Her voice died away into silence, and Gabrielle sat staring darkly into the fire, with a clouded face.
For a long time the two sat together, the girl with her young strong hands locked in Margret’s, and her eyes absently fixed on the dying fire, and gradually the old woman’s soothing voice had its effect. Margret gently begged her not to worry, there was no harm done, and perhaps it would be better, after all, to have her see her mother daily and naturally, as the poor little mental and physical wreck she was, and get over the fright and mystery once and for all. And now Gabrielle must takea bottle of hot water upstairs and get to sleep, for it was long after four, and they mustn’t keep poor Hedda up all night.

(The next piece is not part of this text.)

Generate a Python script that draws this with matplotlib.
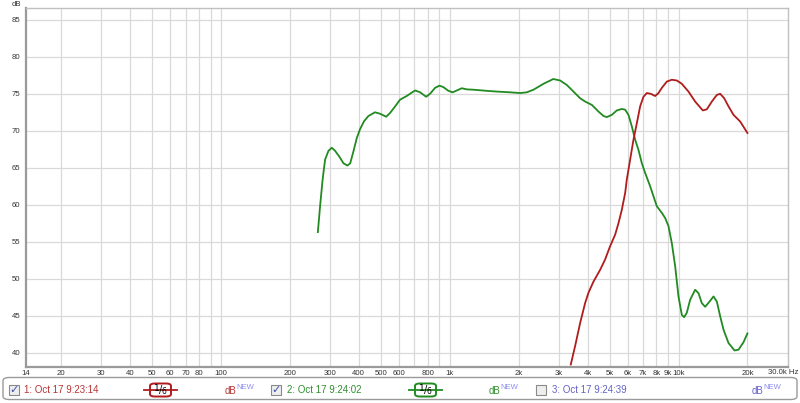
import matplotlib
matplotlib.use("Agg")
import matplotlib.pyplot as plt
from matplotlib.patches import FancyBboxPatch, Rectangle
from matplotlib.lines import Line2D

plt.rcParams['font.family'] = ['Liberation Sans', 'DejaVu Sans']

# ---- data ----
green_f = [265, 271, 278, 285, 295, 305, 315, 329, 343, 357, 367, 379, 392, 405, 422, 441,
           471, 496, 527, 548, 577, 606, 648, 705, 742, 788, 820, 862, 901, 938, 986,
           1030, 1073, 1128, 1187, 1269, 1451, 1605, 1835, 2029, 2171, 2322, 2567, 2792,
           2830, 3036, 3246, 3472, 3712, 3904, 4177, 4466, 4697, 4856, 5108, 5372, 5648,
           5843, 6040, 6247, 6460, 6682, 6911, 7145, 7512, 8035, 8451, 8740, 9036, 9345,
           9663, 9993, 10335, 10580, 10868, 11237, 11818, 12221, 12639, 13071, 13655,
           14219, 14705, 15207, 15727, 16534, 17565, 18282, 19223, 20000]
green_db = [56.3, 59.8, 63.4, 66.1, 67.3, 67.7, 67.3, 66.5, 65.6, 65.3, 65.6, 67.2, 69.0,
            70.2, 71.3, 72.0, 72.5, 72.3, 71.9, 72.4, 73.3, 74.2, 74.7, 75.45, 75.2, 74.6,
            75.0, 75.8, 76.1, 75.9, 75.4, 75.2, 75.45, 75.75, 75.6, 75.55, 75.4, 75.3,
            75.2, 75.1, 75.2, 75.55, 76.35, 76.9, 77.0, 76.8, 76.2, 75.3, 74.4, 73.95,
            73.5, 72.6, 72.0, 71.85, 72.15, 72.75, 72.95, 72.85, 72.15, 70.6, 68.8, 67.4,
            65.6, 64.3, 62.5, 59.8, 58.9, 58.2, 57.1, 54.8, 51.7, 47.6, 45.1, 44.8, 45.4,
            47.15, 48.5, 48.05, 46.7, 46.2, 46.9, 47.6, 46.9, 44.9, 43.1, 41.3, 40.3,
            40.4, 41.4, 42.6]

red_f = [3380, 3531, 3713, 3904, 4038, 4246, 4542, 4775, 5022, 5282, 5461, 5648, 5843,
         5940, 6143, 6352, 6569, 6793, 7025, 7264, 7561, 7900, 8171, 8451, 8886, 9345,
         9826, 10335, 11050, 11818, 12767, 13290, 13979, 14705, 15207, 15829, 16534,
         17388, 18597, 20000]
red_db = [38.4, 40.9, 44.0, 46.7, 48.1, 49.6, 51.2, 52.6, 54.4, 55.95, 57.5, 59.3, 61.6,
          63.4, 66.1, 68.8, 71.0, 73.3, 74.6, 75.1, 75.0, 74.7, 75.1, 75.8, 76.65, 76.9,
          76.8, 76.35, 75.3, 73.95, 72.75, 72.9, 73.95, 74.85, 75.0, 74.4, 73.3, 72.15,
          71.25, 69.7]

y_ticks = [40, 45, 50, 55, 60, 65, 70, 75, 80, 85]
x_grid = [20, 30, 40, 50, 60, 70, 80, 90, 100, 200, 300, 400, 500, 600, 700, 800, 900,
          1000, 2000, 3000, 4000, 5000, 6000, 7000, 8000, 9000, 10000, 20000]
x_label_pos = [14, 20, 30, 40, 50, 60, 70, 80, 100, 200, 300, 400, 500, 600, 800, 1000,
               2000, 3000, 4000, 5000, 6000, 7000, 8000, 9000, 10000, 20000]
x_labels = ['14', '20', '30', '40', '50', '60', '70', '80', '100', '200', '300', '400',
            '500', '600', '800', '1k', '2k', '3k', '4k', '5k', '6k', '7k', '8k', '9k',
            '10k', '20k']
x_last_label = '30.0k Hz'

legend_names = ['1: Oct 17 9:23:14', '2: Oct 17 9:24:02', '3: Oct 17 9:24:39']
legend_checked = [True, True, False]

RED = '#b01c1c'
GREEN = '#218a21'
BLUE = '#6363c8'
RED_TXT = '#b83333'
GREEN_TXT = '#2f8f2f'
NEW_C = '#8c8cf2'

W, H = 800, 403
fig = plt.figure(figsize=(W / 100, H / 100), dpi=100)
fig.patch.set_facecolor('white')

L, R, T, B = 25.7, 787.7, 8, 366.7
ax = fig.add_axes([L / W, 1 - B / H, (R - L) / W, (B - T) / H])
ax.set_xscale('log')
ax.set_xlim(14, 30000)
ax.set_ylim(38.1, 86.6)

for f in x_grid:
    ax.axvline(f, color='#d9d9d9', lw=0.9, zorder=1)
for y in y_ticks:
    ax.axhline(y, color='#d9d9d9', lw=0.9, zorder=1)

ax.plot(green_f, green_db, color=GREEN, lw=1.3, zorder=3, solid_joinstyle='round')
ax.plot(red_f, red_db, color=RED, lw=1.3, zorder=3, solid_joinstyle='round')

ax.set_xticks(x_label_pos)
ax.set_xticklabels(x_labels)
ax.xaxis.set_minor_locator(matplotlib.ticker.NullLocator())
ax.set_yticks(y_ticks)
ax.set_yticklabels([str(v) for v in y_ticks])
ax.tick_params(axis='both', length=0, labelsize=5.6, labelcolor='#333333', pad=2.5)
ax.tick_params(axis='y', pad=4)

for s in ['left', 'bottom']:
    ax.spines[s].set_color('#9a9a9a')
    ax.spines[s].set_linewidth(1.6)
for s in ['top', 'right']:
    ax.spines[s].set_color('#c0c0c0')
    ax.spines[s].set_linewidth(1.0)


def px(x, y):
    return x / W, 1 - y / H


fig.text(*px(12, 4), 'dB', fontsize=5.6, color='#333333', ha='left', va='center')
fig.text(*px(798, 372.5), x_last_label, fontsize=5.6, color='#333333', ha='right', va='center')

# legend panel
panel = FancyBboxPatch(px(3, 399.5), 794 / W, 22 / H, transform=fig.transFigure,
                       boxstyle='round,pad=0,rounding_size=0.008', fc='white',
                       ec='#9a9a9a', lw=1.0)
fig.patches.append(panel)

ycen = 390
colors_txt = [RED_TXT, GREEN_TXT, BLUE]
colors_line = [RED, GREEN, None]
cb_x = [9, 271, 536]
txt_x = [24, 287, 552]
frac_x = [160, 425, None]
db_x = [225, 489, 752]

for i in range(3):
    cx = cb_x[i]
    box = Rectangle(px(cx, ycen + 5), 10 / W, 10 / H, transform=fig.transFigure,
                    fc='#eeeeee', ec='#8a8a8a', lw=0.8)
    fig.patches.append(box)
    if legend_checked[i]:
        fig.text(*px(cx + 5.3, ycen), '\u2713', fontsize=8, color='#3b4fb0',
                 ha='center', va='center', family='DejaVu Sans', fontweight='bold')
    fig.text(*px(txt_x[i], ycen), legend_names[i], fontsize=7, color=colors_txt[i],
             ha='left', va='center')
    if frac_x[i] is not None:
        fx = frac_x[i]
        c = colors_line[i]
        fig.lines.append(Line2D([(fx - 16) / W, (fx + 17) / W], [1 - ycen / H] * 2,
                                transform=fig.transFigure, color=c, lw=1.3))
        fb = FancyBboxPatch(px(fx - 10, ycen + 6.5), 21 / W, 13 / H,
                            transform=fig.transFigure,
                            boxstyle='round,pad=0,rounding_size=0.006',
                            fc='white', ec=c, lw=1.4)
        fig.patches.append(fb)
        fig.text(*px(fx - 3.5, ycen - 1.2), '1', fontsize=6.5, color='black',
                 ha='center', va='center', family='DejaVu Sans')
        fig.text(*px(fx + 0.5, ycen), '/', fontsize=7, color='black',
                 ha='center', va='center', family='DejaVu Sans')
        fig.text(*px(fx + 4.2, ycen + 1.5), '6', fontsize=5.5, color='black',
                 ha='center', va='center', family='DejaVu Sans')
    dx = db_x[i]
    fig.text(*px(dx, ycen + 1), 'dB', fontsize=7, color=colors_txt[i], ha='left', va='center')
    fig.text(*px(dx + 11.5, ycen - 2.5), 'NEW', fontsize=5.5, color=NEW_C, ha='left', va='center')

fig.savefig('out.png', dpi=100)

Hedda was quite frankly snoring in the rocker, back in the gloom, but Gabrielle obediently roused herself from deep study, and kissed Margret, and retraced her way up through the cold halls. Her room looked tumbled and was cold; she opened the window. Still night, night, night, black and cold and unbroken—there was no end to this winter night! But Gabrielle was young and cruelly wearied in mind and body, and after three minutes in the cool sheets a heavenly warmth began to envelop her, and she fell deeply asleep.